EXERCISE BRIEF
Write each line of the material exactly as given, from the top through the line that contains "zorder=5, label=lab, **st)", and omit all pictures.

ENTRIES SUPPLIED
________________________
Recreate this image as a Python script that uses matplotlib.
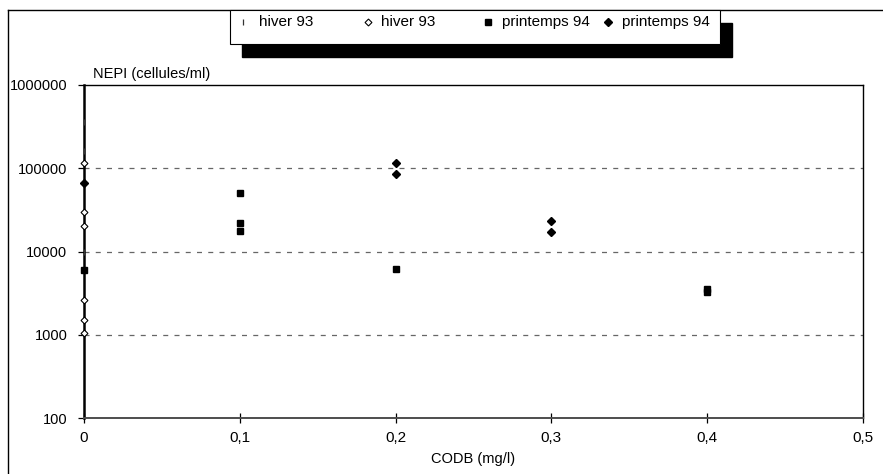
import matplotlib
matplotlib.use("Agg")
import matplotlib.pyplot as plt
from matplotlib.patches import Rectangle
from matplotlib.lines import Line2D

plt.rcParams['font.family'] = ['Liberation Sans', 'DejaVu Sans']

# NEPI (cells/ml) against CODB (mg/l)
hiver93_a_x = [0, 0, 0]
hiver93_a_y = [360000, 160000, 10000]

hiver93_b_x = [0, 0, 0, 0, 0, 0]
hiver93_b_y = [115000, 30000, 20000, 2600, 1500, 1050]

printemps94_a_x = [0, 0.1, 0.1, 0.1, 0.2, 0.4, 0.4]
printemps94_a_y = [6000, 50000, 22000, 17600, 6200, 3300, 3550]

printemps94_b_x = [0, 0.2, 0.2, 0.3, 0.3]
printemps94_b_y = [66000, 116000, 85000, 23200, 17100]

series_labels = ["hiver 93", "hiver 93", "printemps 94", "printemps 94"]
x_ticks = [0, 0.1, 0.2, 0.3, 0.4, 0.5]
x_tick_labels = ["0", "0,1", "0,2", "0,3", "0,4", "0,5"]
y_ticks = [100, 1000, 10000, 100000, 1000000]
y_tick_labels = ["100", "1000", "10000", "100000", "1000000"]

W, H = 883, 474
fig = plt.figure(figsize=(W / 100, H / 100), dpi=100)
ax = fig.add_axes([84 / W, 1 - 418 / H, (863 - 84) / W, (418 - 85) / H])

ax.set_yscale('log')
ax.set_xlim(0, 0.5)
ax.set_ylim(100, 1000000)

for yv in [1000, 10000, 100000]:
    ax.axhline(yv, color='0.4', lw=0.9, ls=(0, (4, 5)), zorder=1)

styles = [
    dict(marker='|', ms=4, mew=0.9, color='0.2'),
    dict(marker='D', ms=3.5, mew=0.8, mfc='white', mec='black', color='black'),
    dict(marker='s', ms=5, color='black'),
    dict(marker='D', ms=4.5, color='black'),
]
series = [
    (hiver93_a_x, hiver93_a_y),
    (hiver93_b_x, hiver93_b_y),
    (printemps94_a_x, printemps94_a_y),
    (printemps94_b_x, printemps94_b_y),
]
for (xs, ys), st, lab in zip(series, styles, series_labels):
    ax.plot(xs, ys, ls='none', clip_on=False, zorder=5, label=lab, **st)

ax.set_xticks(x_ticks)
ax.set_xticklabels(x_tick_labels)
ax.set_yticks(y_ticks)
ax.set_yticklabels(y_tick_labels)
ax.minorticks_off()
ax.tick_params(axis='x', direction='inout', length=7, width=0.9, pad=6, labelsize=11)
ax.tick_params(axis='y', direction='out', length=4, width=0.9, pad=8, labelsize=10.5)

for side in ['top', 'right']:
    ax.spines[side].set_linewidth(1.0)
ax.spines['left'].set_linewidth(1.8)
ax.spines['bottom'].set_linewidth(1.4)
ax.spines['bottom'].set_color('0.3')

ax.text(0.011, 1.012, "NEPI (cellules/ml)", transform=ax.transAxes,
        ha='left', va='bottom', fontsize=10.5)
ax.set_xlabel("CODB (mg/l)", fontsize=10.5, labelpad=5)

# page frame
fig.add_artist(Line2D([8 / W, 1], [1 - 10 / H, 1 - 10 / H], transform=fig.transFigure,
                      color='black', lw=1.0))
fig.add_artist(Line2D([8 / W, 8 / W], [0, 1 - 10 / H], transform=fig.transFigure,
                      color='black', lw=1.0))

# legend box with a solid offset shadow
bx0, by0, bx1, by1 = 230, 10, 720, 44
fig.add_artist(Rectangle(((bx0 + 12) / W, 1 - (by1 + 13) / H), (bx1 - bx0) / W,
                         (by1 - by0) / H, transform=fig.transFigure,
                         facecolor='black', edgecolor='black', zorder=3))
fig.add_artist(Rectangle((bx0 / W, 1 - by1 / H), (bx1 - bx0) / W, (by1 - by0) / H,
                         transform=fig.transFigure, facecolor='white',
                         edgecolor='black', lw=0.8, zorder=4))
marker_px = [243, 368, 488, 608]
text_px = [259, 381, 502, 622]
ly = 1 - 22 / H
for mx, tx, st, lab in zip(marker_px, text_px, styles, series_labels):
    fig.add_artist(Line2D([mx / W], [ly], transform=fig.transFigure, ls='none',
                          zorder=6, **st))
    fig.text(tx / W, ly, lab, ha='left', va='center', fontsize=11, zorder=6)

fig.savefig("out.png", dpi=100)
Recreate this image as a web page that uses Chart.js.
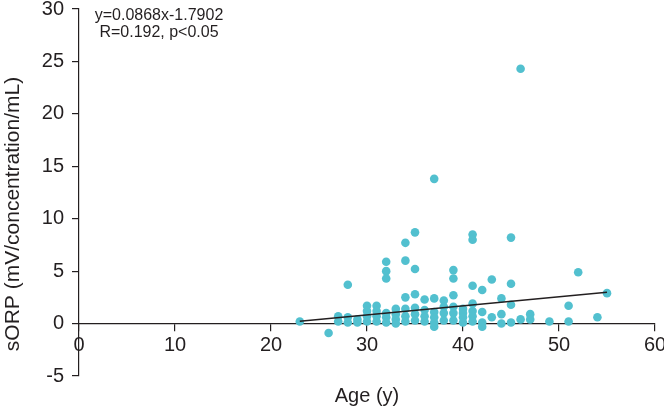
________________________
SOLUTION TO THIS PROBLEM
Recreate this image as a Python script that uses matplotlib.
import matplotlib
matplotlib.use("Agg")
import matplotlib.pyplot as plt
from matplotlib.patches import Rectangle
from matplotlib.lines import Line2D

plt.rcParams['font.family'] = ['Liberation Sans', 'DejaVu Sans']

# NEPI (cells/ml) against CODB (mg/l)
hiver93_a_x = [0, 0, 0]
hiver93_a_y = [360000, 160000, 10000]

hiver93_b_x = [0, 0, 0, 0, 0, 0]
hiver93_b_y = [115000, 30000, 20000, 2600, 1500, 1050]

printemps94_a_x = [0, 0.1, 0.1, 0.1, 0.2, 0.4, 0.4]
printemps94_a_y = [6000, 50000, 22000, 17600, 6200, 3300, 3550]

printemps94_b_x = [0, 0.2, 0.2, 0.3, 0.3]
printemps94_b_y = [66000, 116000, 85000, 23200, 17100]

series_labels = ["hiver 93", "hiver 93", "printemps 94", "printemps 94"]
x_ticks = [0, 0.1, 0.2, 0.3, 0.4, 0.5]
x_tick_labels = ["0", "0,1", "0,2", "0,3", "0,4", "0,5"]
y_ticks = [100, 1000, 10000, 100000, 1000000]
y_tick_labels = ["100", "1000", "10000", "100000", "1000000"]

W, H = 883, 474
fig = plt.figure(figsize=(W / 100, H / 100), dpi=100)
ax = fig.add_axes([84 / W, 1 - 418 / H, (863 - 84) / W, (418 - 85) / H])

ax.set_yscale('log')
ax.set_xlim(0, 0.5)
ax.set_ylim(100, 1000000)

for yv in [1000, 10000, 100000]:
    ax.axhline(yv, color='0.4', lw=0.9, ls=(0, (4, 5)), zorder=1)

styles = [
    dict(marker='|', ms=4, mew=0.9, color='0.2'),
    dict(marker='D', ms=3.5, mew=0.8, mfc='white', mec='black', color='black'),
    dict(marker='s', ms=5, color='black'),
    dict(marker='D', ms=4.5, color='black'),
]
series = [
    (hiver93_a_x, hiver93_a_y),
    (hiver93_b_x, hiver93_b_y),
    (printemps94_a_x, printemps94_a_y),
    (printemps94_b_x, printemps94_b_y),
]
for (xs, ys), st, lab in zip(series, styles, series_labels):
    ax.plot(xs, ys, ls='none', clip_on=False, zorder=5, label=lab, **st)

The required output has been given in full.